** START OF Data segment **

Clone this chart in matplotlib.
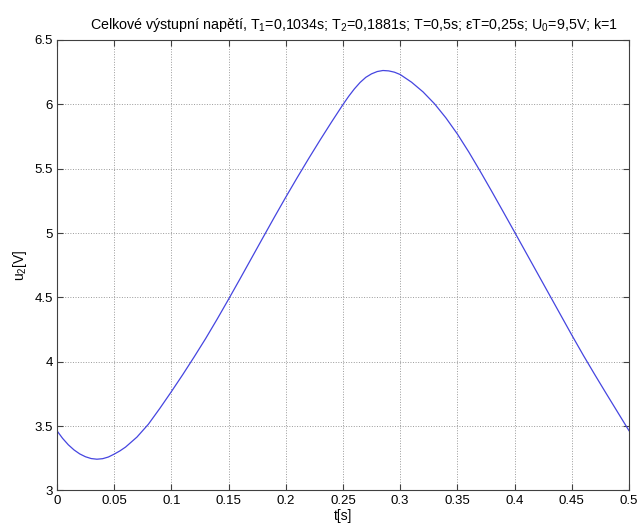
import matplotlib
matplotlib.use("Agg")
from matplotlib import pyplot as plt

plt.rcParams['font.family'] = ['Liberation Sans', 'DejaVu Sans']
plt.rcParams['mathtext.fontset'] = 'custom'
plt.rcParams['mathtext.rm'] = 'Liberation Sans'
plt.rcParams['mathtext.it'] = 'Liberation Sans:italic'

# values
t = [0.0, 0.005, 0.01, 0.015, 0.02, 0.025, 0.03, 0.035, 0.04, 0.045,
     0.05, 0.055, 0.06, 0.07, 0.08, 0.09, 0.1, 0.11, 0.12, 0.13,
     0.14, 0.15, 0.16, 0.17, 0.18, 0.19, 0.2, 0.21, 0.22, 0.23,
     0.24, 0.25, 0.255, 0.26, 0.265, 0.27, 0.275, 0.28, 0.285, 0.29,
     0.295, 0.3, 0.31, 0.32, 0.33, 0.34, 0.35, 0.36, 0.37, 0.38,
     0.39, 0.4, 0.41, 0.42, 0.43, 0.44, 0.45, 0.46, 0.47, 0.48,
     0.49, 0.5]
u2 = [3.465, 3.405, 3.355, 3.315, 3.284, 3.262, 3.248, 3.243, 3.247, 3.260,
      3.282, 3.307, 3.337, 3.415, 3.515, 3.638, 3.767, 3.900, 4.038, 4.180,
      4.330, 4.485, 4.643, 4.803, 4.963, 5.122, 5.278, 5.430, 5.578, 5.722,
      5.862, 5.998, 6.062, 6.120, 6.170, 6.210, 6.237, 6.255, 6.263, 6.260,
      6.250, 6.232, 6.172, 6.097, 6.005, 5.895, 5.770, 5.630, 5.480, 5.325,
      5.167, 5.008, 4.848, 4.688, 4.528, 4.368, 4.208, 4.052, 3.902, 3.755,
      3.610, 3.465]

xticks = [0, 0.05, 0.1, 0.15, 0.2, 0.25, 0.3, 0.35, 0.4, 0.45, 0.5]
xticklabels = ['0', '0.05', '0.1', '0.15', '0.2', '0.25', '0.3', '0.35', '0.4', '0.45', '0.5']
yticks = [3, 3.5, 4, 4.5, 5, 5.5, 6, 6.5]
yticklabels = ['3', '3.5', '4', '4.5', '5', '5.5', '6', '6.5']

title = ("Celkové výstupní napětí, T$_1$=0,1034s; T$_2$=0,1881s; T=0,5s; "
         "εT=0,25s; U$_0$=9,5V; k=1")

fig = plt.figure(figsize=(6.39, 5.27), dpi=100)
ax = fig.add_axes([0.089, 0.0693, 0.8953, 0.8548])

ax.plot(t, u2, color='#4545e0', lw=0.9)

ax.set_xlim(0, 0.5)
ax.set_ylim(3, 6.5)
ax.set_xticks(xticks)
ax.set_xticklabels(xticklabels)
ax.set_yticks(yticks)
ax.set_yticklabels(yticklabels)

ax.grid(True, linestyle=':', color='#9a9a9a', lw=0.7)
ax.tick_params(direction='in', length=4, width=0.8, color='#404040',
               top=True, right=True, labelsize=9.5, pad=3)
for s in ax.spines.values():
    s.set_color('#404040')
    s.set_linewidth(0.8)

ax.set_title(title, fontsize=10.3, pad=8, x=0.52)
ax.set_xlabel('t[s]', fontsize=10, labelpad=1.5)
ax.set_ylabel('u$_2$[V]', fontsize=10, labelpad=4)

fig.savefig('out.png', dpi=100, facecolor='white')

** END OF Data segment **

> To do: Restate the full listing verbatim and drop every picture.

> Solution:
Clone this chart in matplotlib.
import matplotlib
matplotlib.use("Agg")
from matplotlib import pyplot as plt

plt.rcParams['font.family'] = ['Liberation Sans', 'DejaVu Sans']
plt.rcParams['mathtext.fontset'] = 'custom'
plt.rcParams['mathtext.rm'] = 'Liberation Sans'
plt.rcParams['mathtext.it'] = 'Liberation Sans:italic'

# values
t = [0.0, 0.005, 0.01, 0.015, 0.02, 0.025, 0.03, 0.035, 0.04, 0.045,
     0.05, 0.055, 0.06, 0.07, 0.08, 0.09, 0.1, 0.11, 0.12, 0.13,
     0.14, 0.15, 0.16, 0.17, 0.18, 0.19, 0.2, 0.21, 0.22, 0.23,
     0.24, 0.25, 0.255, 0.26, 0.265, 0.27, 0.275, 0.28, 0.285, 0.29,
     0.295, 0.3, 0.31, 0.32, 0.33, 0.34, 0.35, 0.36, 0.37, 0.38,
     0.39, 0.4, 0.41, 0.42, 0.43, 0.44, 0.45, 0.46, 0.47, 0.48,
     0.49, 0.5]
u2 = [3.465, 3.405, 3.355, 3.315, 3.284, 3.262, 3.248, 3.243, 3.247, 3.260,
      3.282, 3.307, 3.337, 3.415, 3.515, 3.638, 3.767, 3.900, 4.038, 4.180,
      4.330, 4.485, 4.643, 4.803, 4.963, 5.122, 5.278, 5.430, 5.578, 5.722,
      5.862, 5.998, 6.062, 6.120, 6.170, 6.210, 6.237, 6.255, 6.263, 6.260,
      6.250, 6.232, 6.172, 6.097, 6.005, 5.895, 5.770, 5.630, 5.480, 5.325,
      5.167, 5.008, 4.848, 4.688, 4.528, 4.368, 4.208, 4.052, 3.902, 3.755,
      3.610, 3.465]

xticks = [0, 0.05, 0.1, 0.15, 0.2, 0.25, 0.3, 0.35, 0.4, 0.45, 0.5]
xticklabels = ['0', '0.05', '0.1', '0.15', '0.2', '0.25', '0.3', '0.35', '0.4', '0.45', '0.5']
yticks = [3, 3.5, 4, 4.5, 5, 5.5, 6, 6.5]
yticklabels = ['3', '3.5', '4', '4.5', '5', '5.5', '6', '6.5']

title = ("Celkové výstupní napětí, T$_1$=0,1034s; T$_2$=0,1881s; T=0,5s; "
         "εT=0,25s; U$_0$=9,5V; k=1")

fig = plt.figure(figsize=(6.39, 5.27), dpi=100)
ax = fig.add_axes([0.089, 0.0693, 0.8953, 0.8548])

ax.plot(t, u2, color='#4545e0', lw=0.9)

ax.set_xlim(0, 0.5)
ax.set_ylim(3, 6.5)
ax.set_xticks(xticks)
ax.set_xticklabels(xticklabels)
ax.set_yticks(yticks)
ax.set_yticklabels(yticklabels)

ax.grid(True, linestyle=':', color='#9a9a9a', lw=0.7)
ax.tick_params(direction='in', length=4, width=0.8, color='#404040',
               top=True, right=True, labelsize=9.5, pad=3)
for s in ax.spines.values():
    s.set_color('#404040')
    s.set_linewidth(0.8)

ax.set_title(title, fontsize=10.3, pad=8, x=0.52)
ax.set_xlabel('t[s]', fontsize=10, labelpad=1.5)
ax.set_ylabel('u$_2$[V]', fontsize=10, labelpad=4)

fig.savefig('out.png', dpi=100, facecolor='white')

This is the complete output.